The examples are an important part of the text. They are intended not only to illustrate the mechanics of putting the theory into practice but they also bring to light many subtleties which are not immediately evident from the formal derivations. This is especially important in latent variable modelling where questions of interpretation need to be explored in numerical terms for their full implications to be appreciated. Many of the original examples have been retained because, although the data on which they are based are now necessarily older, it is the point that the examples make which is important. Where we felt that these could not be bettered, they have been retained. But, in some cases, we have replaced original examples and added new ones where we felt that an improvement could be made. However, all the original examples have been recalculated using the newer software described in the Appendix.

There was a website linked to the second edition which has been discontinued. There are two reasons for this. First, we have provided an appendix to this book which gives details of the more comprehensive software that is currently available: the new appendix has removed the need for the individual programs provided on the original website. Secondly, it is now much easier to find numerical examples on which the methods can be tried out. One convenient source is in Bartholomew et al. (2008) and its associated website, where there are extensive data sets and some of the methods are described in a form more suitable for users.

Acknowledgements

Alan Stuart died in 1998, but his encouragement and support in getting the first edition off the ground, when latent variable models were often viewed by statisticians with suspicion, if not hostility, still leave the statistical community in his debt.

Much of the earlier editions remains, as does our debt to those who contributed to them: Lilian de Menezes, Panagiota Tzamourani, Stephen Wood, Teresa Albanese and Brian Shea, all once at the London School of Economics. Fiona Steele read a draft of the new Chapter 9 and her comments have materially helped the exposition.

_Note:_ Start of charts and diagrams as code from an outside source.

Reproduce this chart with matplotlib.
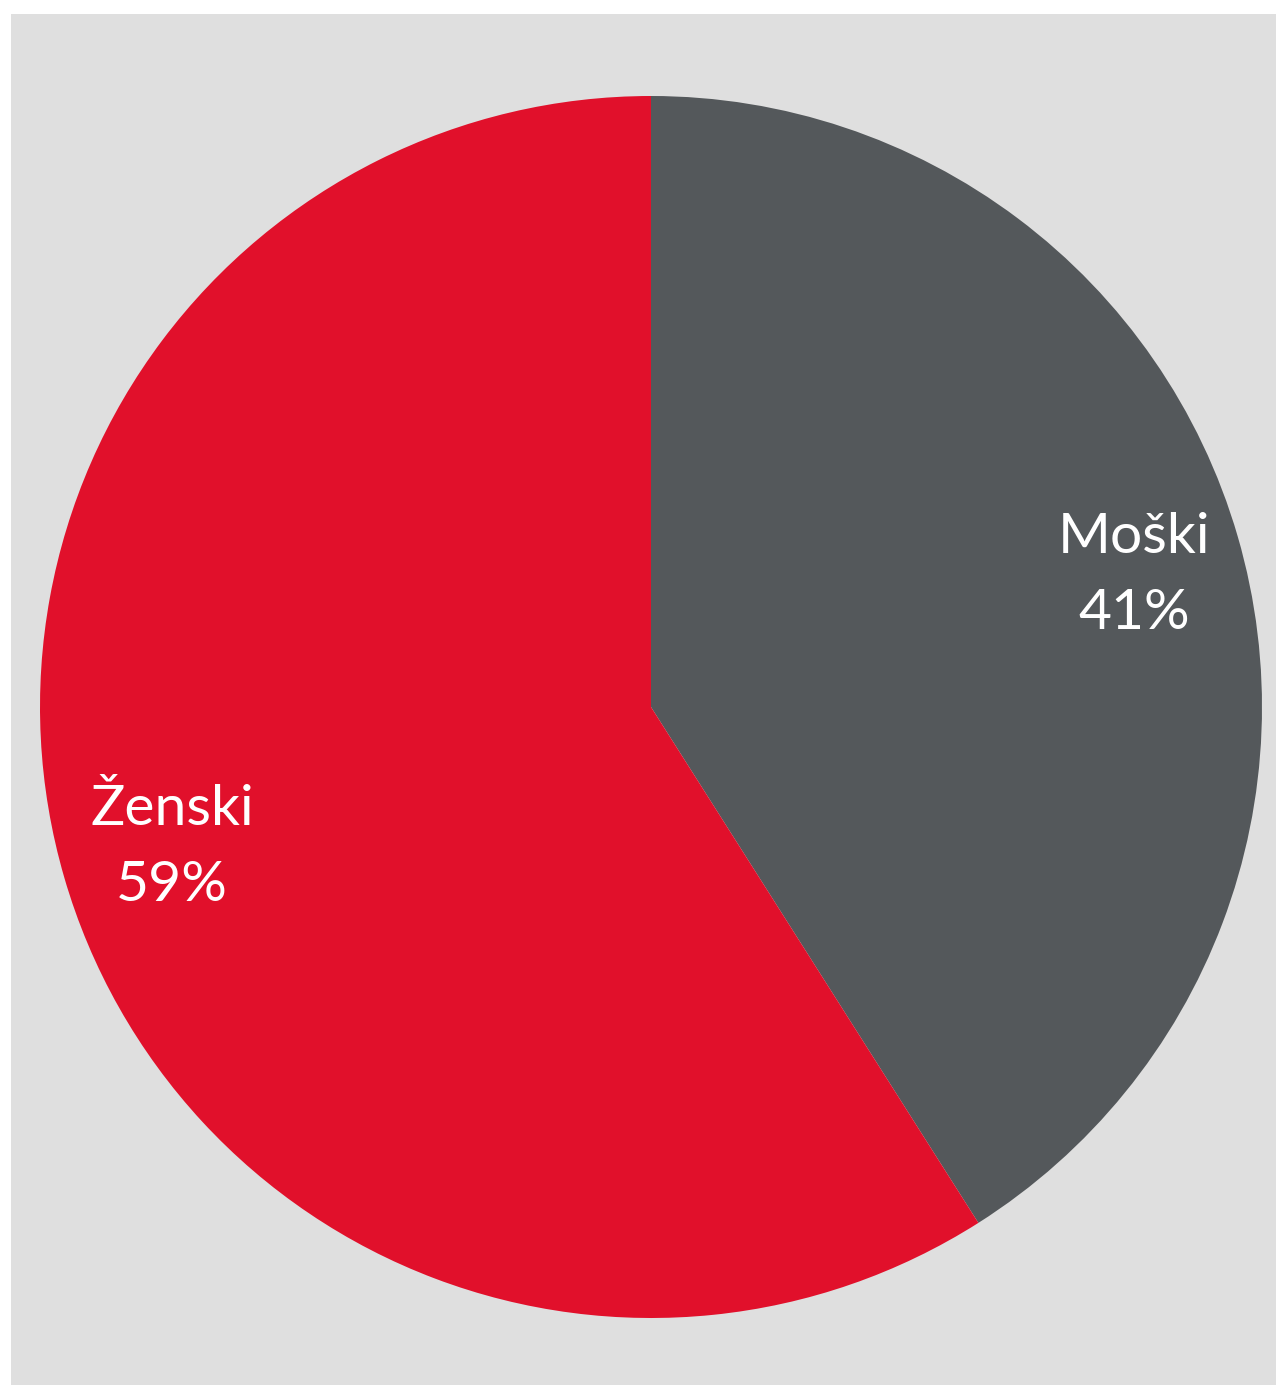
import matplotlib
matplotlib.use("Agg")
import matplotlib.pyplot as plt
from matplotlib.patches import Rectangle

# Data
labels = ["Moški", "Ženski"]
shares = [41, 59]
colors = ["#54585B", "#E1102B"]

W, H = 1276, 1385
fig = plt.figure(figsize=(W / 100, H / 100), dpi=100)
fig.patch.set_facecolor("white")

ax = fig.add_axes([0, 0, 1, 1])
ax.set_xlim(0, W)
ax.set_ylim(0, H)
ax.set_aspect("equal")
ax.axis("off")

# grey panel behind the pie
ax.add_patch(Rectangle((11, 0), W - 11, H - 14, facecolor="#DFDFDF",
                       edgecolor="none", zorder=0))

cx, cy, r = 651, H - 707, 611
ax.pie(shares, colors=colors, startangle=90, counterclock=False,
       center=(cx, cy), radius=r, frame=True,
       wedgeprops=dict(linewidth=0, zorder=1))
ax.set_xlim(0, W)
ax.set_ylim(0, H)
ax.axis("off")

# labels (name on first line, percentage below)
label_pos = [(1134, 553), (172, 825)]
for (x, y), name, val in zip(label_pos, labels, shares):
    ax.text(x, H - y, name, ha="center", va="baseline", color="white",
            fontsize=41, family="Lato", zorder=3)
    ax.text(x, H - y - 76, f"{val}%", ha="center", va="baseline",
            color="white", fontsize=41, family="Lato", zorder=3)

fig.savefig("out.png", dpi=100)
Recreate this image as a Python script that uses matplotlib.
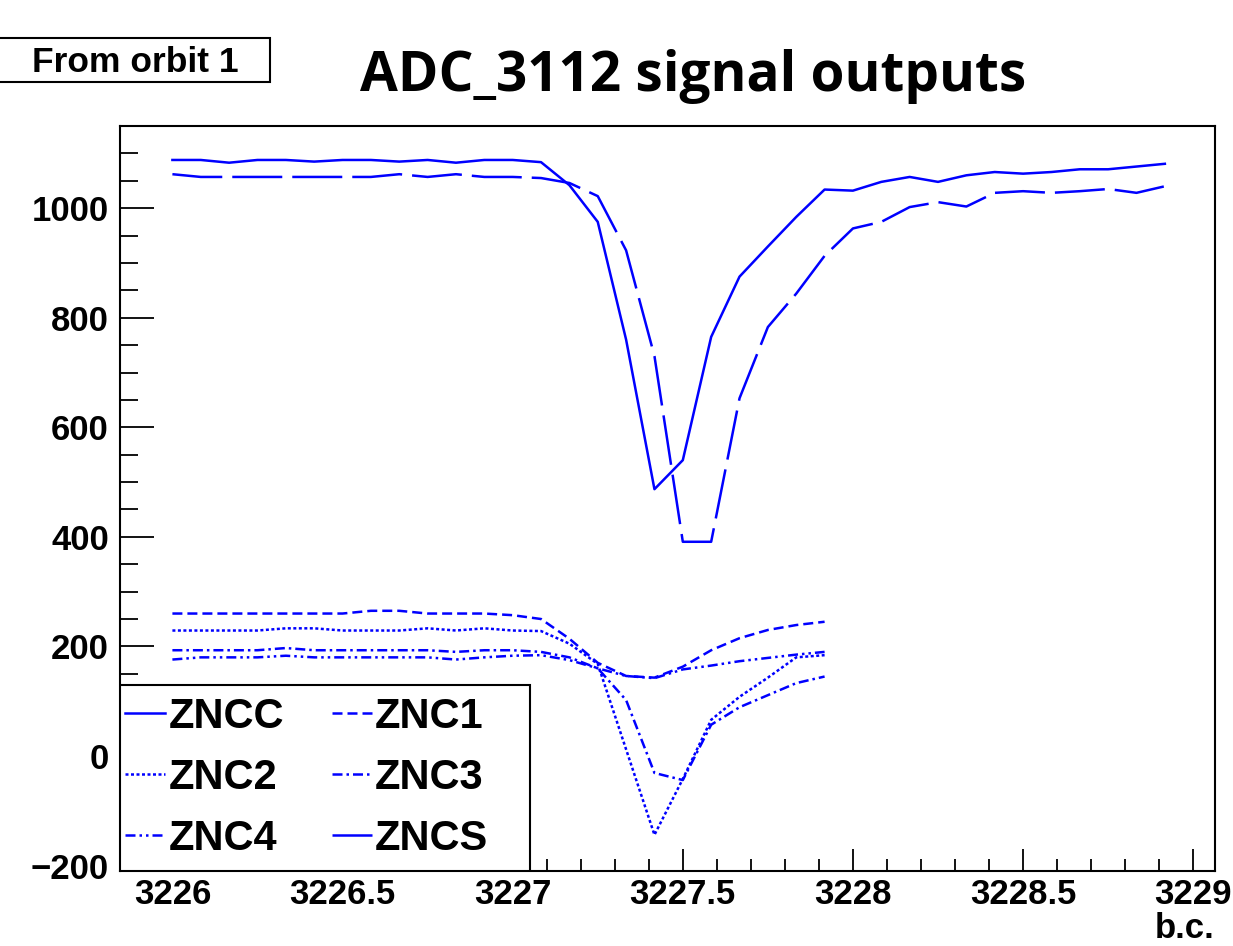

The anonymous advice garnered by our publisher, John Wiley, for this edition was invaluable both in encouraging us to proceed and in defining the changes and additions we have made.

We extensively used the IRTPRO software for producing output for the factor analysis model for categorical variables. The authors of the software, Li Cai, Stephen du Toit and David Thissen, have kindly provided us with a free version of the software, and Li Cai in particular helped us resolve any software-related questions. We would also like to thank Jay Magidson and Jeroen Vermunt for their help with Latent Gold and Albert Maydeu-Olivares for sharing with us the UK data on Eysenck's Personality Questionnaire–Revised.

The material relating to Sir Godfrey Thomson's work in Chapter 9 was covered in much greater detail in a research project at the University of Edinburgh in which one of us (DJB) was a principal investigator. References to relevant publications arising from the project are included here. This project was financed as part of research supported by the Economic and Social Research Council, grant no. RES-000-23-1246.

David J. Bartholomew Martin Knott Irini Moustaki London School of Economics and Political Science January 2011

1

Basic ideas and examples

1.1 The statistical problem

Latent variable models provide an important tool for the analysis of multivariate data. They offer a conceptual framework within which many disparate methods can be unified and a base from which new methods can be developed. A statistical model specifies the joint distribution of a set of random variables and it becomes a latent variable model when some of these variables – the latent variables – are unobservable. In a formal sense, therefore, there is nothing special about a latent variable model. The usual apparatus of model-based inference applies, in principle, to all models regardless of their type. The interesting questions concern why latent variables should be introduced into a model in the first place and how their presence contributes to scientific investigation.

One reason, common to many techniques of multivariate analysis, is to reduce dimensionality. If, in some sense, the information contained in the interrelationships of many variables can be conveyed, to a good approximation, in a much smaller set, our ability to ‘see’ the structure in the data will be much improved. This is the idea which lies behind much of factor analysis and the newer applications of linear structural models. Large-scale statistical enquiries, such as social surveys, generate much more information than can be easily absorbed without drastic summarisation. For example, the questionnaire used in a sample survey may have 50 or 100 questions and replies may be received from 1000 respondents. Elementary statistical methods help to summarise the data by looking at the frequency distributions of responses to individual questions or pairs of questions and by providing summary measures such as percentages and correlation coefficients. However, with so many variables it may still be difficult to see any pattern in their interrelationships. The fact that our ability to visualise relationships is limited to two or three dimensions places us under strong pressure to reduce the dimensionality of the data in a manner which preserves as much of the structure as possible. The reasonableness of such a course is often evident from the fact that many questions overlap in the sense that they seem to be getting at the same thing. For example, one’s views about the desirability of private health care and of tax levels for high earners might both be regarded as a reflection of a basic political position. Indeed, many enquiries are designed to probe such basic attitudes from a variety of angles. The question is then one of how to condense the many variables with which we start into a much smaller number of indices with as little loss of information as possible. Latent variable models provide one way of doing this.

A second reason is that latent quantities figure prominently in many fields to which statistical methods are applied. This is especially true of the social sciences. A cursory inspection of the literature of social research or of public discussion in newspapers or on television will show that much of it centres on entities which are handled as if they were measurable quantities but for which no measuring instrument exists. Business confidence, for example, is spoken of as though it were a real variable, changes in which affect share prices or the value of the currency. Yet business confidence is an ill-defined concept which may be regarded as a convenient shorthand for a whole complex of beliefs and attitudes. The same is true of quality of life, conservatism, and general intelligence. It is virtually impossible to theorise about social phenomena without invoking such hypothetical variables. If such reasoning is to be expressed in the language of mathematics and thus made rigorous, some way must be found of representing such ‘quantities’ by numbers. The statistician’s problem is to establish a theoretical framework within which this can be done. In practice one chooses a variety of indicators which can be measured, such as answers to a set of yes/no questions, and then attempts to extract what is common to them.